Focus on innovation:  The group has been focusing on required renovation of their portfolio since last two years. They have been focusing on marketing spend efficiency and product renovation. They are making higher commercial investments especially behind incremental innovation. The group continues to develop proprietary in-house tools to better measure quality impressions across new mediums like mobile, and to understand the effect of their digital initiatives on net sales, all at a faster real-time pace. Their Super Bowl ad kicking off the Kraft Maxwell brand campaign generated more than 2 billion impressions during the first quarter. The group executed a data-driven target digital campaign in UK soups enabling them to gain more than a point of share during strong soup season in gross sales 10%. The group’s focus on innovation, is driving them into new categories, new segments, new occasions, in many cases to premium positioning while they are doing this with a focus on incremental growth, not just gross sales from new items. In the United States, the group’s innovation funnel has got wider every single year. Accordingly, they designed more launches which would be incremental to their current base, like breakthrough innovation in new dayparts. For instance, they are doing with Just Crack an Egg for breakfast, a refrigerated product that's currently selling very fast.


Focus Areas (Source: Company reports)

Positive Outlook: The group sees an ongoing improving consumption trend in most countries and in most of the major categories. Accordingly, they expect a better top as well as bottom-line for the second half of the year. This outlook is mainly on the back of the ongoing improving performance in categories like ready-to-drink beverage in United States; soups and meals in the UK; natural cheese, meals and desserts; cheese and coffee in Canada; condiments and sauces across Europe; and baby food in Russia; condiments and pasta sauce in Latin America; as well as soy sauce in Indonesia. The group’s investments and efforts to build capability for sustainable advantage to their iconic brands is mainly driving the performance.

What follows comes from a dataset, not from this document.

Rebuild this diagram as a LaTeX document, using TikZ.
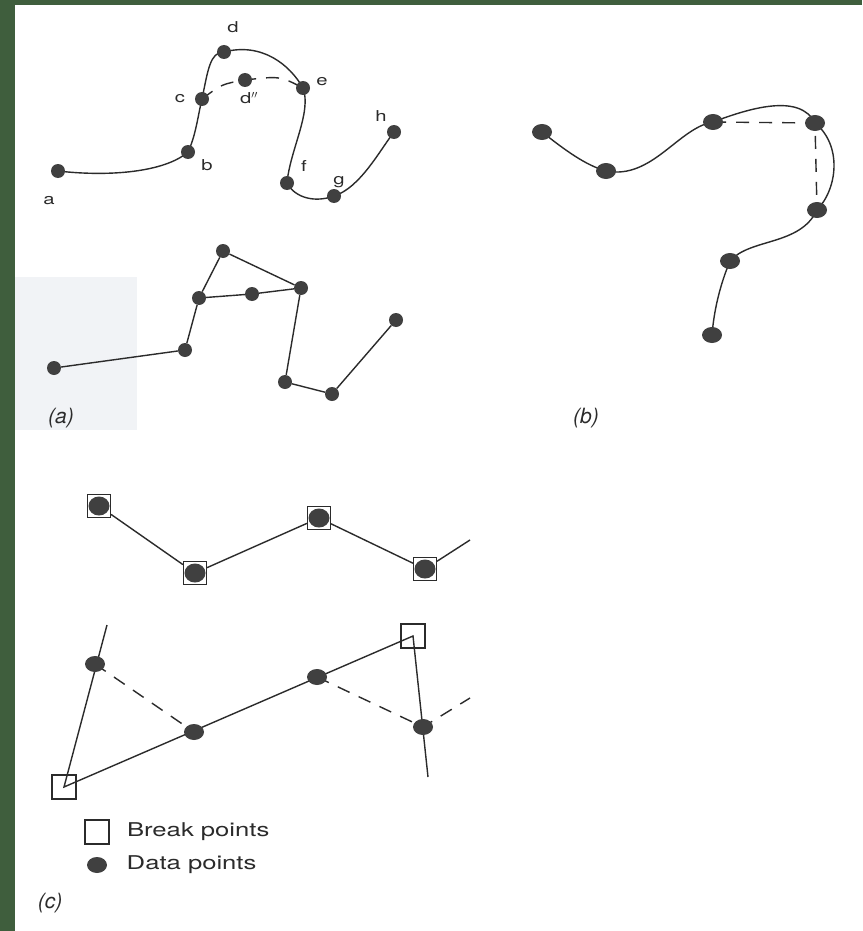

Stock performance: The shares of Kraft Heinz lost over 25.8% in one year owing to weakness in organic sales and tariff pressure from Trump administration. On the other hand, the stock has been recovering since the last four weeks, which rose over 7%. Speculation over a potential takeover of Campbell Soup (NYSE:CPB) who is making internal strategic review of options also contributed to the rally to a certain extent. However, there is no official confirmation from the group while the acquisition can be a stepping stone for further milestones. On the other side, in 2018, the group intends to launch roughly 60% more innovation-driven projects than they did in 2016.They are focusing on disruptive innovation like Heinz Premium Mayonnaise while also strengthening their presence in snacking by complementing P3 with Oscar Mayer Natural Meat & Cheese Plates, Philadelphia Bagel Chips and Cream Cheese Dips, and Planters Signature nuts. The group also partnered with growing equities to bring specialty items to market with their new Springboard platform and through joint ventures. The returns on equity and capital invested have been steady over the past few periods and the generous dividend payouts have led to a yield above 4%. We believe that the stock would trend higher given the improving drivers on both organic and inorganic fronts, and pay off from growth efforts being undertaken by the group. Accordingly, we recommend a “Buy” on KHC at the current price of $ 62.64.